Margaret Campbell Mann Lesley (1891–1988) was an American cytologist and geneticist who specialized in plant breeding cytogenetics. Her primary work focused on cytological analyses of tomatoes and citrus. She was an active research assistant to Howard B. Frost (1881–1969), an Associate Plant Breeder at the Citrus Experiment Station, and to James W. Lesley (1888–1982), her husband, whom she extensively collaborated and conducted research on tomato breeding.

== Early life and education ==
Lesley was born Margaret Campbell Mann on 1891 in Michigan. Lesley received her bachelor's degree from the University of Oregon in 1915. She then continued to work on her doctoral degree at the University of California, Berkeley, where she received her master's degree in zoology in 1918 and her Ph.D. in genetics in 1921. She began her career as a research associate at the University of California, Berkeley, She was later assigned to the Citrus Experiment Station in 1924, carrying out the cytological work for Dr. Howard B. Frost, which she also co-published as a junior author.

Lesley met her husband and research collaborator, James W. Lesley, while working at the Citrus Experiment Station. They married in 1924 and lived in Riverside, California. They had two daughters, Celia and Enid.

== Career ==
Lesley conducted her study in tomatoes' genetics and published most of her work in The American Naturalist as a sole author, an uncommon phenomenon for a woman scientist in the early twentieth century. Like many women scientists, Lesley was a detailed illustrator of her scientific observations under the microscope.

=== Individual research ===
Lesley's independent publication focused on the chromosomal chimeras in tomatoes. As a plant geneticist, Lesley pursued the study of cross-sectioning tomato plants, cutting root tips from two tomato plants and grafting the two to grow a hybrid tomato. The result was split; Lesley found tetraploid either as a whole or in part of the tomato plant while the others showed as diploid. The attempt to produce giant shoots like that of Winkler's tetraploid tomato from root cutting was a failure. However, her studies of the tomato roots' tetraploid areas showed that the mutation does not represent degenerative changes.

=== Collaboration with Howard B. Frost ===
Lesley contributed to Dr. Howard B. Frost's studies of the genus Matthiola as a cytogeneticist and co-author. The studies in Matthiola mutation was initiated by Dr. Frost that began as early as 1915 at the Citrus Experiment Station. The significance of the research on Matthiola is the discovery of the cytogenetic foundation to the doubleness of the flowers. The earliest publication of the collaboration between Frost and Lesley began in 1924 and expanded up to 1928. Lesley provided the cytological evidence and prepared all the figures and illustrations for their studies.

Lesley and Frost obtained their hybrid mutant Matthiola plants from Edith R. Saunders in 1925 which made their studies possible. They saw that the mutant Matthiola developed leaves that are small, flat and rigid compared a regular plant.

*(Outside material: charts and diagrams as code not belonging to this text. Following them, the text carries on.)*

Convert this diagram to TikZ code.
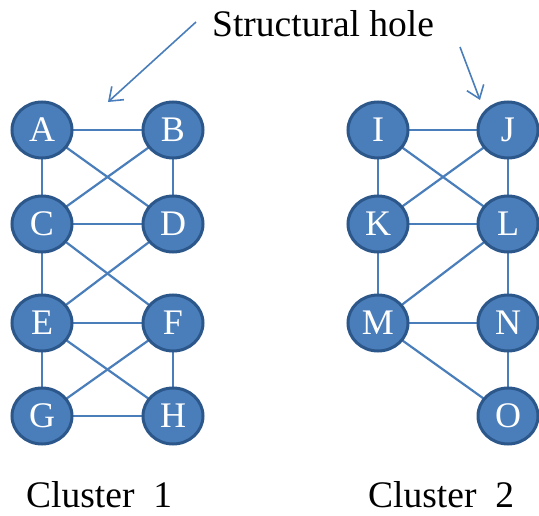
\documentclass[tikz,border=0pt]{standalone}
\usepackage{fontspec}
\setmainfont{Liberation Serif}
\usetikzlibrary{shapes.geometric,arrows.meta}
\definecolor{nodefill}{HTML}{4A7EBB}
\definecolor{nodeline}{HTML}{2C578A}
\definecolor{edgecol}{HTML}{4A7EBB}
\tikzset{
  vtx/.style={ellipse, minimum width=60pt, minimum height=56pt, inner sep=0pt,
    fill=nodefill, draw=nodeline, line width=3pt, text=white,
    font=\fontsize{36}{38}\selectfont},
  edge/.style={draw=edgecol, line width=2.2pt},
  pointer/.style={draw=edgecol, line width=1.6pt, -{Straight Barb[length=12pt,width=18pt,line width=1.6pt]}},
  label/.style={font=\fontsize{37.5}{40}\selectfont, text=black, inner sep=0pt}
}
\begin{document}
\begin{tikzpicture}[x=1pt,y=-1pt]
\useasboundingbox (0,0) rectangle (539,516);
% edges first, nodes drawn on top
\coordinate (A) at (42,130);
\coordinate (B) at (173,130);
\coordinate (C) at (42,224);
\coordinate (D) at (173,224);
\coordinate (E) at (42,323);
\coordinate (F) at (173,323);
\coordinate (G) at (42,416);
\coordinate (H) at (173,416);
\coordinate (I) at (378,130);
\coordinate (J) at (508,130);
\coordinate (K) at (378,224);
\coordinate (L) at (508,224);
\coordinate (M) at (378,323);
\coordinate (N) at (508,323);
\coordinate (O) at (508,416);
\foreach \u/\v in {A/B,A/C,A/D,B/C,B/D,C/D,C/E,C/F,D/E,E/F,E/G,E/H,F/G,F/H,G/H,
                   I/J,I/K,I/L,J/K,J/L,K/L,K/M,L/M,L/N,M/N,M/O,N/O}
  \draw[edge] (\u) -- (\v);
\foreach \n in {A,B,C,D,E,F,G,H,I,J,K,L,M,N,O}
  \node[vtx] (n\n) at (\n) {\n};
% texts
\node[label, anchor=base west] (t) at (212,37) {Structural hole};
\node[label, anchor=base west] (c1) at (26,507) {Cluster\ \ 1};
\node[label, anchor=base west] (c2) at (368,507) {Cluster\ \ 2};
% pointers
\coordinate (p1s) at (196,22);
\coordinate (p1e) at (108,102);
\coordinate (p2s) at (460,47);
\coordinate (p2e) at (480,100);
\draw[pointer] (p1s) -- (p1e);
\draw[pointer] (p2s) -- (p2e);
\end{tikzpicture}
\end{document}
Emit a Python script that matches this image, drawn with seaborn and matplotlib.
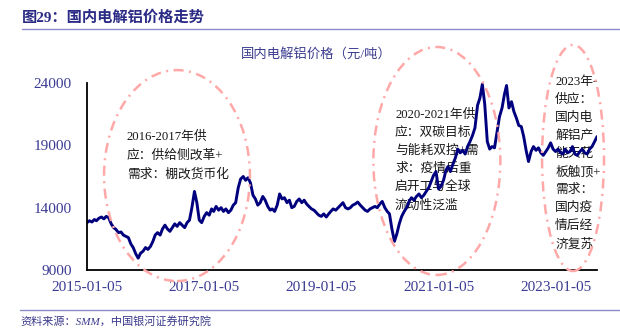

The mutant plant produced little to no seed and completely sterile.

=== Collaboration with James W. Lesley ===
The collaboration between Margaret Mann Lesley and James W. Lesley was initiated in the late summer of 1923, when a seedling tomato plant was observed not to be bearing any fruit while other plants of the same variety were producing an ample amount. The Lesleys' cytological and genetic study resulted in their findings of hereditary variegation and parthenocarpy in tomato plants.

In 1959, the Lesleys jointly received the L.H. Vaughan Award from the American Society for Horticultural Science due to their great contribution in hybrid tomato production using a line of male sterile mutant plant.

In 1979, the Lesleys established the James & Margaret Lesley Endowment at University of California, Riverside to support the students in the Department of Biological and Agricultural Sciences.